Portland’s Museum of Contemporary Craft is closing up its NW Davis Street location. The museum's collection will move to the Pacific Northwest College of Art's 511 Building on NW Broadway, the college announced this week.
Rebranded and reimagined, the museum's collection will soon become the Center for Contemporary Art and Culture, integrating with PNCA’s Exhibitions Department in a new space—the Arlene and Harold Schnitzer Center for Art and Design, which opened last year.
Founded in 1937 as the Oregon Ceramic Studio on Southwest Corbett Street, the Museum of Contemporary Craft began experiencing financial difficulties in 2007 when it relocated to 724 Northwest Davis Street. It was taken over by PNCA in 2009. The plan was for PNCA to shoulder some of the financial burdens, in return for which the museum would function as an arts exhibition training ground where students could interact with curators and museum faculty.
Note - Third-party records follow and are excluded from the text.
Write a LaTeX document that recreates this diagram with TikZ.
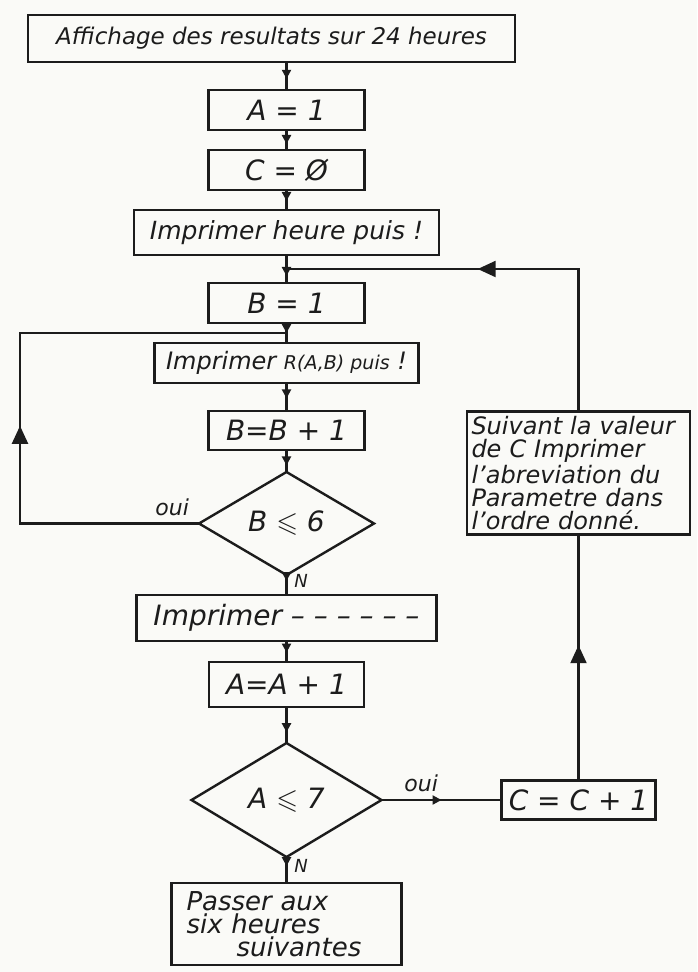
\documentclass[tikz,border=0pt]{standalone}
\usepackage{amssymb}
\usepackage{fontspec}
\setmainfont{DejaVu Sans}
\usetikzlibrary{arrows.meta,positioning,calc,shapes.geometric,decorations.markings}
\definecolor{ink}{HTML}{1C1C1C}
\definecolor{paper}{HTML}{FAFAF7}

\begin{document}
\begin{tikzpicture}[x=0.5pt, y=-0.5pt, node distance=10pt,
    every node/.style={font=\fontsize{11}{13}\selectfont\itshape, text=ink},
    box/.style={draw=ink, line width=1.2pt, inner sep=0pt, outer sep=0pt, minimum width=78pt, minimum height=20pt, font=\fontsize{14}{16}\selectfont\itshape},
    test/.style={draw=ink, line width=1.2pt, diamond, aspect=1.7, inner sep=0pt, outer sep=0pt, font=\fontsize{14}{16}\selectfont\itshape},
    link/.style={draw=ink, line width=1.1pt},
    midtip/.style={postaction={decorate}, decoration={markings, mark=at position #1 with {\arrow{Triangle[length=4.5pt,width=4.5pt]}}}},
    midtip/.default=0.55,
    bigtip/.style={postaction={decorate}, decoration={markings, mark=at position #1 with {\arrow{Triangle[length=9pt,width=8pt]}}}},
    bigtip/.default=0.5]
    \useasboundingbox (0,0) rectangle (697,972);
    \fill[paper] (0,0) rectangle (697,972);

    % main column
    \node[box, minimum width=243.5pt, minimum height=23.5pt, font=\fontsize{11.5}{13}\selectfont\itshape] (title) at (271.5,38.5) {Affichage des resultats sur 24 heures};
    \node[box] (aone) at (286.5,110) {A = 1};
    \node[box, below=of aone] (czero) {C = Ø};
    \node[box, below=of czero, minimum width=152.5pt, minimum height=22.5pt, font=\fontsize{12.5}{14}\selectfont\itshape] (printhour) {Imprimer heure puis !};
    \node[box, below=14pt of printhour] (bone) {B = 1};
    \node[box, below=of bone, minimum width=132pt, font=\fontsize{12}{14}\selectfont\itshape] (printr) {Imprimer {\fontsize{9.5}{11}\selectfont R(A,B) puis} !};
    \node[box, below=14pt of printr, minimum height=19.5pt] (bplus) {B=B + 1};
    \node[test, below=11pt of bplus, minimum width=87.5pt, minimum height=51.5pt] (btest) {B \ensuremath{\leqslant} 6};
    \node[box, below=of btest, minimum width=150pt, minimum height=23pt] (printdash) {Imprimer -- -- -- -- -- --};
    \node[box, below=10.5pt of printdash, minimum width=77.5pt, minimum height=22.5pt] (aplus) {A=A + 1};
    \node[test, below=18pt of aplus, minimum width=95pt, minimum height=57pt] (atest) {A \ensuremath{\leqslant} 7};
    \node[box, below=13pt of atest, minimum width=115pt, minimum height=41pt, text width=100pt, align=left, font=\fontsize{13}{11.5}\selectfont\itshape] (nextsix) {Passer aux\\six heures\\\hspace*{25pt}suivantes};

    % right branch
    \node[box, right=60pt of atest, minimum width=77pt, minimum height=19.5pt] (cplus) {C = C + 1};
    \node[box, above=123pt of cplus, minimum width=111.5pt, minimum height=61.5pt, text width=107pt, align=left, font=\fontsize{12}{11.5}\selectfont\itshape] (param) {Suivant la valeur\\de C Imprimer\\l'abreviation du\\Parametre dans\\l'ordre donné.};

    \coordinate (join) at ($(printhour.south)!0.5!(bone.north)$);
    \coordinate (loop) at ($(bone.south)!0.5!(printr.north)$);
    \coordinate (leftside) at (20,0);

    \draw[link, midtip=0.6] (title.south -| aone.north) -- (aone.north);
    \draw[link, midtip=0.7] (aone) -- (czero);
    \draw[link, midtip] (czero) -- (printhour);
    \draw[link, midtip=0.75] (printhour) -- (bone);
    \draw[link, midtip=0.5] (bone) -- (printr);
    \draw[link, midtip] (printr) -- (bplus);
    \draw[link, midtip=0.7] (bplus) -- (btest);
    \draw[link, midtip=0.3] (btest) -- node[right, pos=0.3, font=\fontsize{9}{10}\selectfont\itshape] {N} (printdash);
    \draw[link, midtip] (printdash) -- (aplus);
    \draw[link, midtip=0.7] (aplus) -- (atest);
    \draw[link, midtip=0.35] (atest) -- node[right, pos=0.35, font=\fontsize{9}{10}\selectfont\itshape] {N} (nextsix);

    % loops
    \draw[link, bigtip=0.435] (btest.west) -- node[above, pos=0.15] {oui} (btest.west -| leftside) |- (loop);
    \draw[link, midtip=0.5] (atest) -- node[above, pos=0.33] {oui} (cplus);
    \draw[link, bigtip=0.55] (cplus) -- (param);
    \draw[link, bigtip=0.56] (param.north) |- (join);
\end{tikzpicture}
\end{document}
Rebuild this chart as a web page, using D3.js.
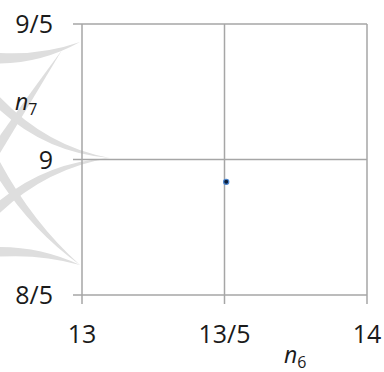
<!DOCTYPE html>
<html>
<head>
<meta charset="utf-8">
<script src="https://cdn.jsdelivr.net/npm/d3@7"></script>
<style>
  html, body { margin: 0; padding: 0; background: #fff; }
  svg { display: block; font-family: 'Open Sans', sans-serif; }
</style>
</head>
<body>
<div id="chart"></div>
<script>
// data
const xTicks = [13, 13.5, 14]
const xTickLabels = ['13', '13/5', '14']
const yTicks = [1.6, 1.7, 1.8]
const yTickLabels = ['8/5', '9', '9/5']
const pointsX = [13.506]
const pointsY = [1.6835]

const width = 384, height = 372
const margin = {top: 24, right: 17, bottom: 77, left: 82}
const w = width - margin.left - margin.right
const h = height - margin.top - margin.bottom

const svg = d3.select('#chart').append('svg')
  .attr('width', width)
  .attr('height', height)

// light grey watermark behind the plot
const wm = svg.append('g').attr('fill', '#dedede')
function spike (base, tip, ctrl, bw) {
  let dx = tip[0] - base[0], dy = tip[1] - base[1]
  let len = Math.hypot(dx, dy)
  let nx = -dy / len, ny = dx / len
  let hw = bw / 2
  return `M${base[0] + nx * hw},${base[1] + ny * hw}` +
    `Q${ctrl[0] + nx * hw * 0.7},${ctrl[1] + ny * hw * 0.7} ${tip[0]},${tip[1]}` +
    `Q${ctrl[0] - nx * hw * 0.7},${ctrl[1] - ny * hw * 0.7} ${base[0] - nx * hw},${base[1] - ny * hw}Z`
}
const spikes = [
  [[-4, 58], [80, 42], [40, 60], 11],
  [[-4, 150], [62, 50], [22, 110], 10],
  [[-4, 100], [110, 158], [45, 150], 10],
  [[-4, 210], [110, 158], [45, 165], 10],
  [[-4, 165], [80, 265], [30, 225], 10],
  [[-4, 252], [80, 265], [40, 250], 10]
]
spikes.forEach(s => wm.append('path').attr('d', spike(s[0], s[1], s[2], s[3])))

const g = svg.append('g').attr('transform', `translate(${margin.left},${margin.top})`)

const x = d3.scaleLinear().domain([xTicks[0], xTicks[2]]).range([0, w])
const y = d3.scaleLinear().domain([yTicks[0], yTicks[2]]).range([h, 0])

const gridColor = '#a6a6a6'

// gridlines
g.selectAll('.vgrid').data(xTicks).enter().append('line')
  .attr('x1', d => x(d)).attr('x2', d => x(d))
  .attr('y1', 0).attr('y2', h + 9)
  .attr('stroke', gridColor).attr('stroke-width', 1.5)
g.selectAll('.hgrid').data(yTicks).enter().append('line')
  .attr('x1', -9).attr('x2', w)
  .attr('y1', d => y(d)).attr('y2', d => y(d))
  .attr('stroke', gridColor).attr('stroke-width', 1.5)

// tick labels
g.selectAll('.xlab').data(xTicks).enter().append('text')
  .attr('x', d => x(d))
  .attr('y', h + 48)
  .attr('text-anchor', 'middle')
  .attr('font-size', 25)
  .attr('fill', '#1a1a1a')
  .text((d, i) => xTickLabels[i])
g.selectAll('.ylab').data(yTicks).enter().append('text')
  .attr('x', -29)
  .attr('y', d => y(d) + 9)
  .attr('text-anchor', 'end')
  .attr('font-size', 25)
  .attr('fill', '#1a1a1a')
  .text((d, i) => yTickLabels[i])

// axis titles
function axisTitle (sel, tx, ty, sub) {
  let t = sel.append('text')
    .attr('x', tx).attr('y', ty)
    .attr('fill', '#1a1a1a')
  t.append('tspan').attr('font-size', 23).attr('font-style', 'italic').text('n')
  t.append('tspan').attr('font-size', 16).attr('dy', 5).text(sub)
}
axisTitle(svg, 284, 363, '6')
axisTitle(svg, 15, 110, '7')

// points
g.selectAll('circle').data(pointsX).enter().append('circle')
  .attr('cx', d => x(d))
  .attr('cy', (d, i) => y(pointsY[i]))
  .attr('r', 2.6)
  .attr('fill', '#0d1f3a')
  .attr('stroke', '#4a86d0')
  .attr('stroke-width', 1.2)
</script>
</body>
</html>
But according to this week’s announcement from PNCA's interim president Casey Mills, the financial costs of maintaining the Pearl district location were too high. PNCA will put the space on the market next month, along with the museum’s craft shop, which currently sells a substantial amount of original work by Oregon craft artists.
Expected to vacate the Northwest Davis location by the end of April, the museum will then reopen at 511 NW Broadway in the Arlene and Harold Schnitzer Center for Art and Design.
According to PNCA, the collection is set to expand, extending beyond craft to incorporate many facets of contemporary culture. The new space is bigger as well: the Davis Street location was 4,500 square feet across two floors, but according to PNCA’s Lisa Radon, the new digs will offer “four to six exhibition spaces, making it larger than the original location.”
Mack McFarland, PNCA’s current Director of Exhibitions, will act as the new Center for Contemporary Art and Culture Director, working with students and faculty on exhibitions, visual art shows, lectures, videos, and a variety of performance arts to “expand the conversation on contemporary arts issues,” says Radon.